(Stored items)
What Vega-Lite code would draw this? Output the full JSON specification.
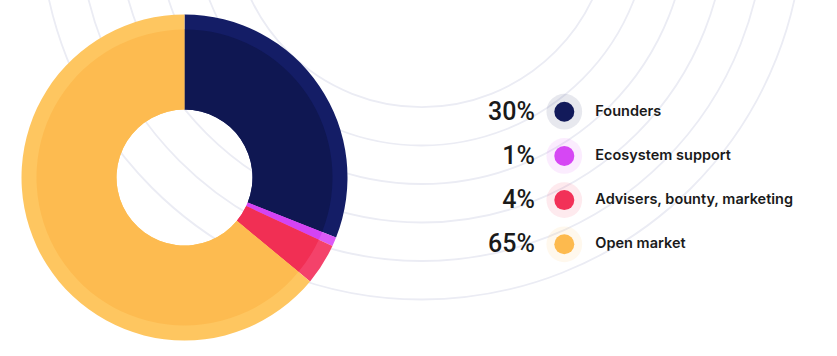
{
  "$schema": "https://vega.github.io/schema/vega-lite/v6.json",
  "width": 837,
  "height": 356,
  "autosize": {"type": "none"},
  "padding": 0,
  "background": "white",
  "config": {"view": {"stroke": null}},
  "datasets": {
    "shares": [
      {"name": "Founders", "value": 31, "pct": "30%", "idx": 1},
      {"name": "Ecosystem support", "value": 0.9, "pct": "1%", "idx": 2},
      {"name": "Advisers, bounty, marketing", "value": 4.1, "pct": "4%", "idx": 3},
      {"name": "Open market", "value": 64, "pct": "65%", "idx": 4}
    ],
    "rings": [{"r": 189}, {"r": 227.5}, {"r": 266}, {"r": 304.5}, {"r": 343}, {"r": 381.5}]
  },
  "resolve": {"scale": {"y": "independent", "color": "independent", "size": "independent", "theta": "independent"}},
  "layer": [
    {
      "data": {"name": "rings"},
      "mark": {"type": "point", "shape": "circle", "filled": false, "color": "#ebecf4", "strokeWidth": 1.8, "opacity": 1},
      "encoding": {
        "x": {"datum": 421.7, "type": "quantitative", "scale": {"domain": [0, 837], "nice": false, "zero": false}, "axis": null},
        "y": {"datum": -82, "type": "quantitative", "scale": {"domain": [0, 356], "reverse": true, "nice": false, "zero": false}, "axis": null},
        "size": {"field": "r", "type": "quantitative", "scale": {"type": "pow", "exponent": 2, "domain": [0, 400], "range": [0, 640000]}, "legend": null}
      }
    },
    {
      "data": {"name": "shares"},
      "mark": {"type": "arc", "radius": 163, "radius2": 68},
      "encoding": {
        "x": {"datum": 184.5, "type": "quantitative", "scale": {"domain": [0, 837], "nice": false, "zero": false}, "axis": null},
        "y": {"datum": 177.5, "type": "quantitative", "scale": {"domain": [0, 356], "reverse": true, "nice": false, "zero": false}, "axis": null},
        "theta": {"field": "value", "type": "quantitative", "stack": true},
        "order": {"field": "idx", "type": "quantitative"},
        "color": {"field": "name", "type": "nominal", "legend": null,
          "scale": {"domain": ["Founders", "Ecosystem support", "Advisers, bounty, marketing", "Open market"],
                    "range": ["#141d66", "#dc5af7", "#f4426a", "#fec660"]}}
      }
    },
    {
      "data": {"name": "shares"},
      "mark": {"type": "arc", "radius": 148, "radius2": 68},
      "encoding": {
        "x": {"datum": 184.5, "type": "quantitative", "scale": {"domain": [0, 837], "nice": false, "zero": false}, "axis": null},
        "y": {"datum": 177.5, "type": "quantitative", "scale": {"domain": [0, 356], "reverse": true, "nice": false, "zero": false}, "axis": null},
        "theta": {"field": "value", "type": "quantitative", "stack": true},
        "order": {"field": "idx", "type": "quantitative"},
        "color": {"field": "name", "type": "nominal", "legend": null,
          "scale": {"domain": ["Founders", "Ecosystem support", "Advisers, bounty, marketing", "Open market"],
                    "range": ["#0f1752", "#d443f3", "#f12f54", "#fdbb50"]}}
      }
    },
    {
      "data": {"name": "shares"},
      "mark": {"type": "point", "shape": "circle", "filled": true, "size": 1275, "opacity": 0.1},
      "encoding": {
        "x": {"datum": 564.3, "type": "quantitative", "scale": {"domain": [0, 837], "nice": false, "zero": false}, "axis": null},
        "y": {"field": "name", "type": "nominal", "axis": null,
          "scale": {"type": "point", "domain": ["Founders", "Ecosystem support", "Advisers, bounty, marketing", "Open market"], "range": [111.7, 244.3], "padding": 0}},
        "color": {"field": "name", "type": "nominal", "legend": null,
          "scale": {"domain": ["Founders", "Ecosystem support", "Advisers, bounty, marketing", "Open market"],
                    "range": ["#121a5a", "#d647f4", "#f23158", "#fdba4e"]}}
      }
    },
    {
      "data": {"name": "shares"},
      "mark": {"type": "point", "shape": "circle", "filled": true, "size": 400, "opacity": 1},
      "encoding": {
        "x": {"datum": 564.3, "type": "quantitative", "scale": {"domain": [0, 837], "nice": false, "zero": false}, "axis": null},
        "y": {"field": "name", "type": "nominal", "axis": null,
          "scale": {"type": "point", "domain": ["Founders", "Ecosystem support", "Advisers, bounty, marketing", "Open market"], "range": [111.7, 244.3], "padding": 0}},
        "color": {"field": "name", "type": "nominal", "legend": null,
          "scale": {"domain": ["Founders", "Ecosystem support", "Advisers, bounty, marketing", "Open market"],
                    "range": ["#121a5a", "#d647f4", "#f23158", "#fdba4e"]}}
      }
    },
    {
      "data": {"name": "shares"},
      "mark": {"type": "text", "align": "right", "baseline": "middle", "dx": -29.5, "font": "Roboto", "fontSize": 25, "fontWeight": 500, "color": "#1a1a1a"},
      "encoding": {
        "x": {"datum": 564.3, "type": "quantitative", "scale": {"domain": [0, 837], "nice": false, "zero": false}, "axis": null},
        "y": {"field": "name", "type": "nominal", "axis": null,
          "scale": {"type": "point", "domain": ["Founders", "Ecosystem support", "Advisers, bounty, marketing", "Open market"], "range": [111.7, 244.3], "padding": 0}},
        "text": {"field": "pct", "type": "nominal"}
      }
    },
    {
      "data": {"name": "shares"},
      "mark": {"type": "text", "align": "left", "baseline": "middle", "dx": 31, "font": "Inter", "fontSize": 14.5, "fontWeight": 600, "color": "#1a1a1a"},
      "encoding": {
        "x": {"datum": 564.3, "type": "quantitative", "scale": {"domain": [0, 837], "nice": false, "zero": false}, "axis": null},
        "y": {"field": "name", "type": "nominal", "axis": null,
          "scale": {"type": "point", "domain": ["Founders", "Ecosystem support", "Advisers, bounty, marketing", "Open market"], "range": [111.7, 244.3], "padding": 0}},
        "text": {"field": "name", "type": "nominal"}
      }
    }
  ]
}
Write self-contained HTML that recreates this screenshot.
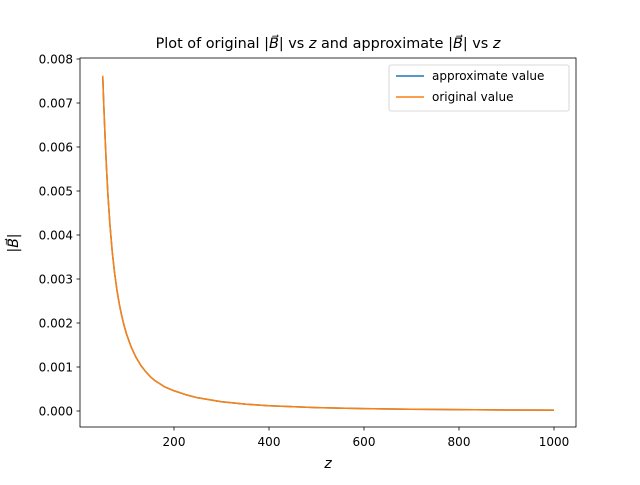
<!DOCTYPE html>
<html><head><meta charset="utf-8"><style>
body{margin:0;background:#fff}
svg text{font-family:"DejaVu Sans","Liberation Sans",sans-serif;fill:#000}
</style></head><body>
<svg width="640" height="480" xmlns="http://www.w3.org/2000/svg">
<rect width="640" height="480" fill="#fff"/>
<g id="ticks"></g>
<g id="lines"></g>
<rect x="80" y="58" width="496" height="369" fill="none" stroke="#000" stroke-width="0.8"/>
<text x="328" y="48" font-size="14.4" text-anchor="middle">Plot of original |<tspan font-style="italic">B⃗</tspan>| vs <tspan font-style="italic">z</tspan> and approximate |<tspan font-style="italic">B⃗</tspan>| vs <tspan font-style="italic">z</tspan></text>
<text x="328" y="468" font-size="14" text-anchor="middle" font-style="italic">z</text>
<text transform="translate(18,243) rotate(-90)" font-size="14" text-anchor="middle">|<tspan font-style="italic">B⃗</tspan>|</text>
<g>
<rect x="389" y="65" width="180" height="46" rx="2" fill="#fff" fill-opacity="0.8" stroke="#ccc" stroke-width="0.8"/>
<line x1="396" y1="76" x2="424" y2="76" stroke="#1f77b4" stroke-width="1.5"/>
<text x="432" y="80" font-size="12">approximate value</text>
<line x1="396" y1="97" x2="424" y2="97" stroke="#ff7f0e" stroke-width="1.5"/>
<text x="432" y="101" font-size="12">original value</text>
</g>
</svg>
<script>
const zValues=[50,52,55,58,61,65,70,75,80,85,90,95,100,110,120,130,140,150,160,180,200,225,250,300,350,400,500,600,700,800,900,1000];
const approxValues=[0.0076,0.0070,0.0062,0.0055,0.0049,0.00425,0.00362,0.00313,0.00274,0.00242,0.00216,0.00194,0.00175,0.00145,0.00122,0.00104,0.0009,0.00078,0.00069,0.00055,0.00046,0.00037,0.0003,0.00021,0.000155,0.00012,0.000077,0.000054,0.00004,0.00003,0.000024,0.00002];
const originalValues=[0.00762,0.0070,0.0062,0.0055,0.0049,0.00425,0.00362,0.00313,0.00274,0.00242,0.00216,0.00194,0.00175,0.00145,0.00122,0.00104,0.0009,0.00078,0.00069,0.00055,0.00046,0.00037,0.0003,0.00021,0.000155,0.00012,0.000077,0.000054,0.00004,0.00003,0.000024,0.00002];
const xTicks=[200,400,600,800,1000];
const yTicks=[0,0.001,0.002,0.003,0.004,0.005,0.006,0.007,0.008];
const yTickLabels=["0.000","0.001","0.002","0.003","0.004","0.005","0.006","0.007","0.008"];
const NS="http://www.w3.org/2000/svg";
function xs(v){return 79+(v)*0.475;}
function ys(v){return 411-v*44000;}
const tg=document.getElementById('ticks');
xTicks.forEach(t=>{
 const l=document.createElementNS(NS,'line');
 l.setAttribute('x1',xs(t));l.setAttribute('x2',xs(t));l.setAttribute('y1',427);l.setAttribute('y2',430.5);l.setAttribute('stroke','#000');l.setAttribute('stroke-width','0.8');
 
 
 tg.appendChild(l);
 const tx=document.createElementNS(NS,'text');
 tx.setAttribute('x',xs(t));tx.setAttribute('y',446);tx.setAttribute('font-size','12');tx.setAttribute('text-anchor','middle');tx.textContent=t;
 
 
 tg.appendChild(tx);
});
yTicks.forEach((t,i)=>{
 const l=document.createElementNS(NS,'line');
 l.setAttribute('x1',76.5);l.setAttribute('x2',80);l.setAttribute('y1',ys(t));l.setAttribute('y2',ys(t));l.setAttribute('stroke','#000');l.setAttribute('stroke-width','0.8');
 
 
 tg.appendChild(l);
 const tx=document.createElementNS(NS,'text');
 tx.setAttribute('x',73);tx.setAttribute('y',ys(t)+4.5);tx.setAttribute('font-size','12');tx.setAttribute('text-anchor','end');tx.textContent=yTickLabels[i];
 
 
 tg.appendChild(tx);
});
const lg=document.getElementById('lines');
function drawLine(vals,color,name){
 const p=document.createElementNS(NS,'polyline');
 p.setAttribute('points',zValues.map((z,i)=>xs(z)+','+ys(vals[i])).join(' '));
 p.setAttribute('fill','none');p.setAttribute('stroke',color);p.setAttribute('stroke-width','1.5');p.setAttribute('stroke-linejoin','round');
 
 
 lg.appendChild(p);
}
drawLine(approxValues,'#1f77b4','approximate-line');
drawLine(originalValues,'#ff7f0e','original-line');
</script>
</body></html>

* [OBJECTIVE]: Copy out each line of the material that holds the word "this".

* [TASK RESPONSE]:
What Vega-Lite code would draw this? Output the full JSON specification.
Write self-contained HTML that recreates this screenshot.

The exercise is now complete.